Mais, grand paradoxe, le phénomène gagne de l’ampleur jour après jour. Originaire de Koulikoro, A. Traoré est arrivé dans la commune de Dabia début 2017. Il confie qu’il travaille avec une drague dont le propriétaire est à Bamako. Pour lui, l’orpaillage par dragage est très juteux . Par mois, il estime à plus d’un million ce qu’il pouvait gagner. Quant au propriétaire de son engin, il pouvait lui réserver plus de 3 millions à la fin de chaque semaine. Mais, les dragues ne rapportent plus rien. « Depuis que le Sénégal a mis fin à l’orpaillage, tous ceux qui étaient sur les eaux sénégalaises ont rejoint Kéniéba. La plupart de ces gens ont des dragues à godet, plus puissantes que les dragues que nous avons et qui peuvent obtenir plus de 2 kg d’or par jour. Contrairement aux dragues qui peinent à avoir souvent 1 kg par semaine ».

Passivité des autorités

A la direction régionale de l’assainissement et des nuisances de Kayes, le directeur a d’abord nié l’existence des dragues à Dabia, avant de finir par admettre. De même, à la préfecture de Kéniéba, le préfet affirme avoir mené des campagnes de sensibilisation. Par contre, au Sénégal, leurs collègues administrateurs civils ont utilisé la force. Et cela a bien marché. Au cours d’une conférence de presse, le gouverneur de Kayes avait déclaré que les dragues n’opéraient plus dans sa région. Pourtant, sur le terrain la réalité est tout autre.

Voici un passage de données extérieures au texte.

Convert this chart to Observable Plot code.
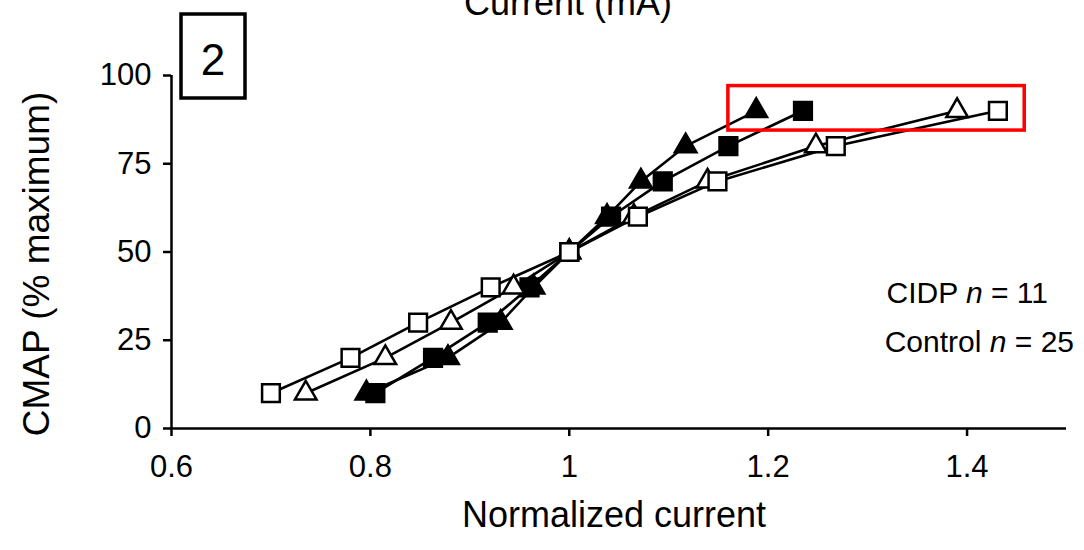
<!DOCTYPE html>
<html>
<head>
<meta charset="utf-8">
<script src="https://cdn.jsdelivr.net/npm/d3@7"></script>
<script src="https://cdn.jsdelivr.net/npm/@observablehq/plot@0.6"></script>
<style>
  body { margin: 0; background: #fff; }
  #chart { width: 1084px; height: 550px; }
  svg text { font-family: "Liberation Sans", Arial, sans-serif; }
</style>
</head>
<body>
<div id="chart"></div>
<script>
// CMAP amplitude levels (% of maximum) at which the normalized current was measured
const cmapLevels = [10, 20, 30, 40, 50, 60, 70, 80, 90];

// Normalized stimulus current needed to reach each CMAP level
const cidpTriangles    = [0.796, 0.878, 0.931, 0.964, 1.000, 1.038, 1.072, 1.117, 1.188];
const cidpSquares      = [0.805, 0.863, 0.918, 0.960, 1.000, 1.042, 1.094, 1.160, 1.235];
const controlTriangles = [0.735, 0.815, 0.881, 0.944, 1.000, 1.065, 1.139, 1.248, 1.390];
const controlSquares   = [0.700, 0.780, 0.848, 0.921, 1.000, 1.069, 1.149, 1.268, 1.431];

// Series, in drawing order (later ones sit on top)
const seriesNames  = ["CIDP triangles", "CIDP squares", "Control triangles", "Control squares"];
const seriesGroups = ["CIDP", "CIDP", "Control", "Control"];
const seriesShapes = ["triangle", "square", "triangle", "square"];
const seriesValues = [cidpTriangles, cidpSquares, controlTriangles, controlSquares];

// Axis ticks
const xTicks = [0.6, 0.8, 1.0, 1.2, 1.4];
const xTickLabels = ["0.6", "0.8", "1", "1.2", "1.4"];
const yTicks = [0, 25, 50, 75, 100];

// Group sizes shown in the legend
const groupLabels = ["CIDP", "Control"];
const groupSizes = [11, 25];

// Tidy rows built from the arrays above
const rows = [];
seriesNames.forEach((name, s) => {
  seriesValues[s].forEach((v, i) => {
    rows.push({series: name, group: seriesGroups[s], shape: seriesShapes[s], current: v, cmap: cmapLevels[i]});
  });
});

// Region of the plateau points that is outlined in red
const highlight = {x1: 1.16, x2: 1.458, y1: 84.4, y2: 97.0};

const font = '"Liberation Sans", Arial, sans-serif';
const dotMarks = seriesNames.map((name, s) => Plot.dot(rows.filter(d => d.series === name), {
  x: "current",
  y: "cmap",
  symbol: seriesShapes[s],
  r: seriesShapes[s] === "square" ? 10 : 8,
  fill: seriesGroups[s] === "CIDP" ? "black" : "white",
  stroke: "black",
  strokeWidth: 2.5
}));

const plot = Plot.plot({
  width: 1084,
  height: 550,
  marginLeft: 171,
  marginRight: 18,
  marginTop: 75,
  marginBottom: 122,
  x: {domain: [0.6, 1.5]},
  y: {domain: [0, 100]},
  style: {fontFamily: font, background: "white", color: "black", overflow: "visible"},
  marks: [
    Plot.axisX({ticks: xTicks, tickFormat: (d, i) => xTickLabels[i], tickSize: 8, tickPadding: 18,
                fontSize: 31, strokeWidth: 2.5, label: null}),
    Plot.axisY({ticks: yTicks, tickSize: 8, tickPadding: 12, fontSize: 31, strokeWidth: 2.5, label: null}),
    Plot.ruleY([0], {strokeWidth: 2.5}),
    Plot.ruleX([0.6], {strokeWidth: 2.5}),
    Plot.line(rows, {x: "current", y: "cmap", z: "series", stroke: "black", strokeWidth: 2.6}),
    ...dotMarks,
    Plot.rect([highlight], {x1: "x1", x2: "x2", y1: "y1", y2: "y2", fill: "none", stroke: "#f00", strokeWidth: 3.5})
  ]
});

document.getElementById("chart").appendChild(plot);

// Annotations: titles, panel number and group sizes
const svg = d3.select(plot);

svg.append("text")
  .attr("x", 568).attr("y", 15)
  .attr("text-anchor", "middle")
  .attr("font-size", 36)
  .text("Current (mA)");

svg.append("text")
  .attr("transform", "translate(49,264) rotate(-90)")
  .attr("text-anchor", "middle")
  .attr("font-size", 37)
  .text("CMAP (% maximum)");

svg.append("text")
  .attr("x", 614).attr("y", 527)
  .attr("text-anchor", "middle")
  .attr("font-size", 36)
  .text("Normalized current");

svg.append("rect")
  .attr("x", 181).attr("y", 14).attr("width", 64).attr("height", 84)
  .attr("fill", "white").attr("stroke", "black").attr("stroke-width", 3.5);
svg.append("text")
  .attr("x", 213).attr("y", 75)
  .attr("text-anchor", "middle")
  .attr("font-size", 44)
  .text("2");

const legendPos = [[1048, 303], [1074, 352]];
groupLabels.forEach((g, i) => {
  const t = svg.append("text")
    .attr("x", legendPos[i][0]).attr("y", legendPos[i][1])
    .attr("text-anchor", "end")
    .attr("font-size", 30);
  t.append("tspan").text(g + " ");
  t.append("tspan").attr("font-style", "italic").text("n");
  t.append("tspan").text(" = " + groupSizes[i]);
});
</script>
</body>
</html>
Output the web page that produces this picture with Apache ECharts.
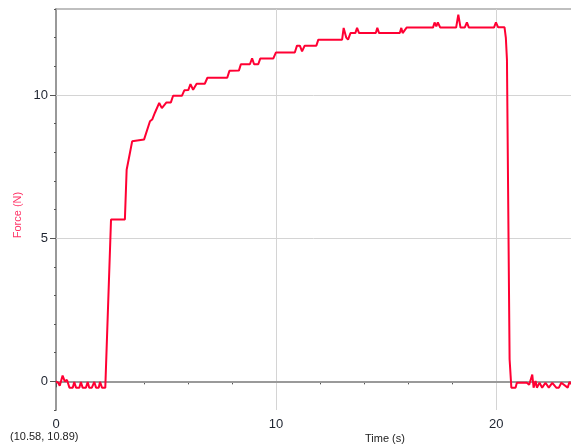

Selon les propriétaires des vergers se trouvant au bord des cours d’eau, les arbres qui sont arrosés par l’eau du fleuve ne donnent plus de fruits. Souvent, ils meurent car l’eau contient des produits toxiques. M. Fofana est propriétaire d’un verger. Il explique qu’il gagnait plus de 30 tonnes de bananes et pouvait avoir deux chargements de camion en oranges par an. Mais, depuis 2018, il peine à avoir 8 tonnes de bananes. Il ajoute que ni les hommes, ni les animaux ne peuvent boire l’eau du fleuve qui n’arrête pas de tuer les poissons et les crocodiles.

Tensions

Début novembre, excédés par la situation, les jeunes de Mancouké avaient menacé de chasser les orpailleurs à coups de cailloux. Certains orpailleurs ont déserté la zone. La menace n’a finalement pas été mise à exécution. Fin novembre 2019, un autre incident a éclaté. En effet, à Diababa, un site d’orpaillage et hameau agricole du village de Mancouké, le chef de village avait confié la gestion du site d’orpaillage à un certain M. Mara, originaire de la Guinée. Un moment, le village de Mancouké avait interdit l’orpaillage. Les orpailleurs chinois, guinéens et burkinabés auraient approché M. Mara avec de l’argent, à en croire le chef du village de Mancouké.

Favorable à l’orpaillage, M. Mara n’a pas fait mystère de ses ambitions. Finalement, il a demandé et obtenu l’autorisation de faire de Diababa un village dont lui-même serait le chef. Ainsi, aux dires du chef de village, il a autorisé les orpailleurs à opérer sans l’aval du chef de village de Mancouké. Les villageois de Mancouké n’avaient pas apprécié que leur hameau soit devenu un village. Bien que le document de création ait été obtenu en 2019, le chef du village n’est toujours pas installé par le sous-préfet.

Si le dragage profite bien aux orpailleurs, il détruit notre environnement, met au chômage les pêcheurs, diminue les revenus des paysans et crée des tensions sociales. C’est à cause de la négligence des autorités locales d’appliquer un arrêté interministériel que le dragage continue à Kéniéba.